Loads a dataset from the Hugging Face Hub.

GeneratorStep that loads a dataset from the Hugging Face Hub using the datasets library.

Attributes

  • repo_id: The Hugging Face Hub repository ID of the dataset to load.

  • split: The split of the dataset to load.

  • config: The configuration of the dataset to load. This is optional and only needed if the dataset has multiple configurations.

Runtime Parameters

  • batch_size: The batch size to use when processing the data.

  • repo_id: The Hugging Face Hub repository ID of the dataset to load.

  • split: The split of the dataset to load. Defaults to 'train'.

  • config: The configuration of the dataset to load. This is optional and only needed if the dataset has multiple configurations.

  • streaming: Whether to load the dataset in streaming mode or not. Defaults to False.

  • num_examples: The number of examples to load from the dataset.
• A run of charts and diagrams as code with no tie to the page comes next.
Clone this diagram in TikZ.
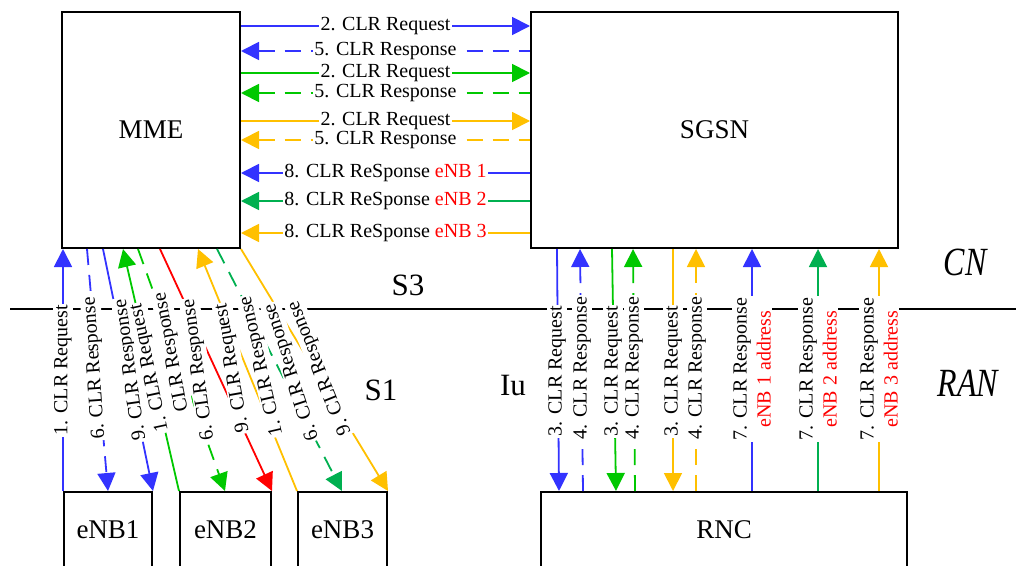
\documentclass[tikz,border=0pt]{standalone}
\usepackage{fontspec}
\setmainfont{Liberation Serif}
\usetikzlibrary{arrows.meta}
\definecolor{cblue}{HTML}{3333FF}
\definecolor{cgreen}{HTML}{00C800}
\definecolor{cdgreen}{HTML}{00B050}
\definecolor{cyel}{HTML}{FFC000}
\definecolor{cred}{HTML}{FF0000}
\begin{document}
\begin{tikzpicture}[x=1pt,y=-1pt,
  box/.style={draw=black,line width=2pt,inner sep=0pt,font=\fontsize{27}{30}\selectfont},
  conn/.style={line width=1.8pt},
  dsh/.style={dash pattern=on 16pt off 10pt},
  tip/.style={-{Triangle[length=18pt,width=18pt]}},
  rtip/.style={{Triangle[length=18pt,width=18pt]}-},
  lbl/.style={fill=white,inner sep=1.5pt,font=\fontsize{20}{24}\selectfont},
  big/.style={font=\fontsize{31}{34}\selectfont},
  ital/.style={font=\fontsize{40}{44}\selectfont\itshape,xscale=0.8},
]
\useasboundingbox (0,0) rectangle (1016,565);
% boxes
\node[box,minimum width=178pt,minimum height=236pt] (mme) at (151,130) {MME};
\node[box,minimum width=367pt,minimum height=236pt] (sgsn) at (714.5,130) {SGSN};
\node[box,minimum width=88pt,minimum height=76pt] (enb1) at (108,530) {eNB1};
\node[box,minimum width=91pt,minimum height=76pt] (enb2) at (225.5,530) {eNB2};
\node[box,minimum width=89pt,minimum height=76pt] (enb3) at (342.5,530) {eNB3};
\node[box,minimum width=366pt,minimum height=76pt] (rnc) at (724,530) {RNC};
% separator
\draw[line width=2.5pt] (10,309) -- (1016,309);
% top arrows
\draw[conn,cblue,tip] (mme.east |- 0,26) -- node[lbl,text=black]{2. CLR Request} (sgsn.west |- 0,26);
\draw[conn,cblue,dsh,rtip] (mme.east |- 0,51) -- node[lbl,text=black]{5. CLR Response} (sgsn.west |- 0,51);
\draw[conn,cgreen,tip] (mme.east |- 0,73) -- node[lbl,text=black]{2. CLR Request} (sgsn.west |- 0,73);
\draw[conn,cgreen,dsh,rtip] (mme.east |- 0,93) -- node[lbl,text=black]{5. CLR Response} (sgsn.west |- 0,93);
\draw[conn,cyel,tip] (mme.east |- 0,121) -- node[lbl,text=black]{2. CLR Request} (sgsn.west |- 0,121);
\draw[conn,cyel,dsh,rtip] (mme.east |- 0,140) -- node[lbl,text=black]{5. CLR Response} (sgsn.west |- 0,140);
\draw[conn,cblue,rtip] (mme.east |- 0,173) -- node[lbl,text=black]{8. CLR ReSponse \textcolor{cred}{eNB 1}} (sgsn.west |- 0,173);
\draw[conn,cdgreen,rtip] (mme.east |- 0,201) -- node[lbl,text=black]{8. CLR ReSponse \textcolor{cred}{eNB 2}} (sgsn.west |- 0,201);
\draw[conn,cyel,rtip] (mme.east |- 0,233) -- node[lbl,text=black]{8. CLR ReSponse \textcolor{cred}{eNB 3}} (sgsn.west |- 0,233);
% S1 connectors
\draw[conn,cblue,tip] (enb1.north -| 63,0) -- (mme.south -| 63,0);
\draw[conn,cblue,dsh,tip] (mme.south -| 87,0) -- (enb1.north -| 108,0);
\draw[conn,cblue,tip] (mme.south -| 103,0) -- (enb1.north east);
\draw[conn,cgreen,tip] (enb2.north west) -- (mme.south -| 123,0);
\draw[conn,cgreen,dsh,tip] (mme.south -| 138,0) -- (enb2.north -| 225,0);
\draw[conn,cred,tip] (mme.south -| 160,0) -- (enb2.north east);
\draw[conn,cyel,tip] (enb3.north west) -- (mme.south -| 198,0);
\draw[conn,cdgreen,dsh,tip] (mme.south -| 217,0) -- (enb3.north -| 342,0);
\draw[conn,cyel,tip] (mme.south east) -- (enb3.north east);
% Iu connectors
\draw[conn,cblue,tip] (sgsn.south -| 557,0) -- (rnc.north -| 559,0);
\draw[conn,cblue,dsh,tip] (rnc.north -| 583,0) -- (sgsn.south -| 580,0);
\draw[conn,cgreen,tip] (sgsn.south -| 612,0) -- (rnc.north -| 616,0);
\draw[conn,cgreen,dsh,tip] (rnc.north -| 635,0) -- (sgsn.south -| 633,0);
\draw[conn,cyel,tip] (sgsn.south -| 673,0) -- (rnc.north -| 673,0);
\draw[conn,cyel,dsh,tip] (rnc.north -| 696,0) -- (sgsn.south -| 696,0);
\draw[conn,cblue,tip] (rnc.north -| 752,0) -- (sgsn.south -| 752,0);
\draw[conn,cdgreen,tip] (rnc.north -| 818,0) -- (sgsn.south -| 818,0);
\draw[conn,cyel,tip] (rnc.north -| 879,0) -- (sgsn.south -| 879,0);
% S1 labels
\node[lbl,rotate=90] (la) at (63,370) {1. CLR Request};
\node[lbl,rotate=94] (lb) at (95,368) {6. CLR Response};
\node[lbl,rotate=98] (lc) at (131,370) {9. CLR Response};
\node[lbl,rotate=102] (ld) at (150,368) {1. CLR Request};
\node[lbl,rotate=101] (le) at (172,352) {CLR Response};
\node[lbl,rotate=98] (lf) at (199,370) {6. CLR Response};
\node[lbl,rotate=100] (lg) at (233,368) {9. CLR Request};
\node[lbl,rotate=103] (lh) at (262,366) {1. CLR Response};
\node[lbl,rotate=108] (li) at (292,372) {6. CLR Response};
\node[lbl,rotate=112] (lj) at (320,368) {9. CLR Response};
% Iu labels
\node[lbl,rotate=90] at (557,371) {3. CLR Request};
\node[lbl,rotate=90] at (582,368) {4. CLR Response};
\node[lbl,rotate=90] at (613,371) {3. CLR Request};
\node[lbl,rotate=90] at (634,368) {4. CLR Response};
\node[lbl,rotate=90] at (673,371) {3. CLR Request};
\node[lbl,rotate=90] at (697,368) {4. CLR Response};
\node[lbl,rotate=90,align=center] at (752,369) {7. CLR Response\\\textcolor{cred}{eNB 1 address}};
\node[lbl,rotate=90,align=center] at (818,369) {7. CLR Response\\\textcolor{cred}{eNB 2 address}};
\node[lbl,rotate=90,align=center] at (879,369) {7. CLR Response\\\textcolor{cred}{eNB 3 address}};
% interface / domain labels
\node[big] (s3) at (408,285) {S3};
\node[big] (s1) at (381,390) {S1};
\node[big] (iu) at (513,385) {Iu};
\node[ital] (cn) at (965,262) {CN};
\node[ital] (ran) at (968,383) {RAN};
\end{tikzpicture}
\end{document}
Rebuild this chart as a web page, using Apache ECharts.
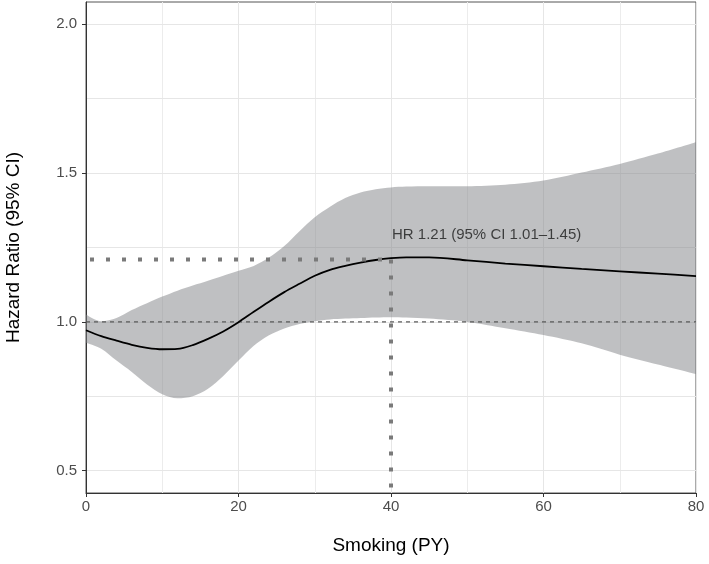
<!DOCTYPE html>
<html>
<head>
<meta charset="utf-8">
<script src="https://cdn.jsdelivr.net/npm/echarts@6/dist/echarts.min.js"></script>
<style>html,body{margin:0;padding:0;background:#fff}#c{width:709px;height:564px}</style>
</head>
<body>
<div id="c"></div>
<script>
// ---- data ----
var smokingPY = [0, 2, 4, 6, 8, 10, 12, 14, 16, 18, 20, 22, 24, 26, 28, 30, 32, 34, 36, 38, 40, 42, 45, 50, 55, 60, 65, 70, 75, 80];
var hazardRatio = [0.972, 0.952, 0.937, 0.923, 0.913, 0.908, 0.909, 0.922, 0.943, 0.968, 0.999, 1.034, 1.068, 1.100, 1.128, 1.155, 1.175, 1.188, 1.199, 1.208, 1.214, 1.217, 1.217, 1.207, 1.196, 1.187, 1.178, 1.170, 1.162, 1.154];
var ciUpper = [1.025, 1.002, 1.013, 1.040, 1.063, 1.085, 1.105, 1.122, 1.138, 1.155, 1.172, 1.188, 1.216, 1.255, 1.305, 1.352, 1.387, 1.416, 1.435, 1.446, 1.452, 1.455, 1.456, 1.456, 1.461, 1.475, 1.502, 1.531, 1.566, 1.604];
var ciLower = [0.930, 0.910, 0.870, 0.832, 0.790, 0.757, 0.743, 0.750, 0.775, 0.818, 0.870, 0.920, 0.955, 0.978, 0.993, 1.002, 1.008, 1.011, 1.013, 1.015, 1.016, 1.015, 1.011, 1.000, 0.979, 0.956, 0.928, 0.890, 0.857, 0.825];
var yTickValues = [0.5, 1.0, 1.5, 2.0];
var yGridValues = [0.5, 0.75, 1.0, 1.25, 1.5, 1.75, 2.0];
var refHR = 1.0;
var markerPY = 40;
var markerHR = 1.21;
var annotationText = 'HR 1.21 (95% CI 1.01\u20131.45)';
var annotationHR = 1.294;
var xTitle = 'Smoking (PY)';
var yTitle = 'Hazard Ratio (95% CI)';
var yMin = 0.425, yMax = 2.075;

// ---- build ----
var FONT = '"Liberation Sans", Arial, sans-serif';
function pairs(xs, ys) { return xs.map(function (x, i) { return [x, ys[i]]; }); }
// [value, x] order so the stack is applied on the y dimension
function yxPairs(xs, ys) { return xs.map(function (x, i) { return [ys[i], x]; }); }
var bandWidth = ciUpper.map(function (u, i) { return +(u - ciLower[i]).toFixed(4); });

var chart = echarts.init(document.getElementById('c'), null, { renderer: 'canvas' });
chart.setOption({
  animation: false,
  backgroundColor: '#fff',
  grid: { left: 86, right: 13, top: 2, bottom: 71, containLabel: false, outerBoundsMode: 'none',
    show: true, borderColor: '#555', borderWidth: 1, backgroundColor: 'transparent' },
  xAxis: {
    type: 'value', min: 0, max: 80, interval: 20,
    name: xTitle, nameLocation: 'middle', nameGap: 43,
    nameTextStyle: { fontFamily: FONT, fontSize: 19, color: '#000' },
    axisLine: { show: true, lineStyle: { color: '#333', width: 1 } },
    axisTick: { show: true, length: 4, lineStyle: { color: '#333' } },
    axisLabel: { fontFamily: FONT, fontSize: 15, color: '#4d4d4d', margin: 6 },
    splitLine: { show: true, lineStyle: { color: '#e6e6e6', width: 1 } },
    minorTick: { show: false, splitNumber: 2 },
    minorSplitLine: { show: true, lineStyle: { color: '#ececec', width: 1 } }
  },
  yAxis: {
    type: 'value', min: yMin, max: yMax,
    name: yTitle, nameLocation: 'middle', nameGap: 63,
    nameTextStyle: { fontFamily: FONT, fontSize: 19, color: '#000' },
    axisLine: { show: true, lineStyle: { color: '#333', width: 1 } },
    axisTick: { show: true, length: 4, lineStyle: { color: '#333' }, customValues: yTickValues },
    axisLabel: { fontFamily: FONT, fontSize: 15, color: '#4d4d4d', margin: 9, customValues: yTickValues,
      formatter: function (v) { return (+v).toFixed(1); } },
    splitLine: { show: false }
  },
  series: [
    {
      name: 'ygrid', type: 'line', z: 0, silent: true, showSymbol: false,
      data: [[0, yTickValues[0]]], lineStyle: { opacity: 0 },
      markLine: {
        silent: true, z: 0, zlevel: 0, symbol: ['none', 'none'], label: { show: false },
        lineStyle: { color: '#e6e6e6', width: 1, type: 'solid' },
        data: yGridValues.map(function (v) { return { yAxis: v }; })
      }
    },
    {
      name: 'lower', type: 'line', stack: 'ci', z: 2, silent: true, showSymbol: false, smooth: 0.3,
      encode: { x: 1, y: 0 },
      data: yxPairs(smokingPY, ciLower), lineStyle: { opacity: 0 }
    },
    {
      name: 'band', type: 'line', stack: 'ci', z: 2, silent: true, showSymbol: false, smooth: 0.3,
      encode: { x: 1, y: 0 },
      data: yxPairs(smokingPY, bandWidth), lineStyle: { opacity: 0 },
      areaStyle: { color: 'rgba(128,130,133,0.5)', opacity: 1 }
    },
    {
      name: 'ref', type: 'line', z: 3, silent: true, showSymbol: false,
      data: [[0, refHR], [80, refHR]],
      lineStyle: { color: '#555', width: 1.2, type: [4, 4] }
    },
    {
      name: 'hr', type: 'line', z: 4, silent: true, showSymbol: false, smooth: 0.3,
      data: pairs(smokingPY, hazardRatio),
      lineStyle: { color: '#000', width: 1.8 }
    },
    {
      name: 'hdot', type: 'line', z: 5, silent: true, showSymbol: false,
      data: [[0, markerHR], [markerPY, markerHR]],
      lineStyle: { color: '#7a7a7a', width: 4, type: [4, 12], dashOffset: 12, cap: 'butt' }
    },
    {
      name: 'vdot', type: 'line', z: 5, silent: true, showSymbol: false,
      data: [[markerPY, markerHR], [markerPY, yMin]],
      lineStyle: { color: '#7a7a7a', width: 4, type: [4, 12], dashOffset: 0, cap: 'butt' }
    },
    {
      name: 'annot', type: 'scatter', z: 6, silent: true, symbolSize: 0,
      data: [[markerPY, annotationHR]],
      label: { show: true, position: 'right', distance: 1, formatter: annotationText,
        fontFamily: FONT, fontSize: 15, color: '#1a1a1a' }
    }
  ]
});
</script>
</body>
</html>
By default will load all examples.

Input & Output Columns

graph TD
    subgraph Dataset
        subgraph New columns
            OCOL0[dynamic]
        end
    end

    subgraph LoadHubDataset
        StepOutput[Output Columns: dynamic]
    end

    StepOutput --> OCOL0

Outputs

  • dynamic (all): The columns that will be generated by this step, based on the datasets loaded from the Hugging Face Hub.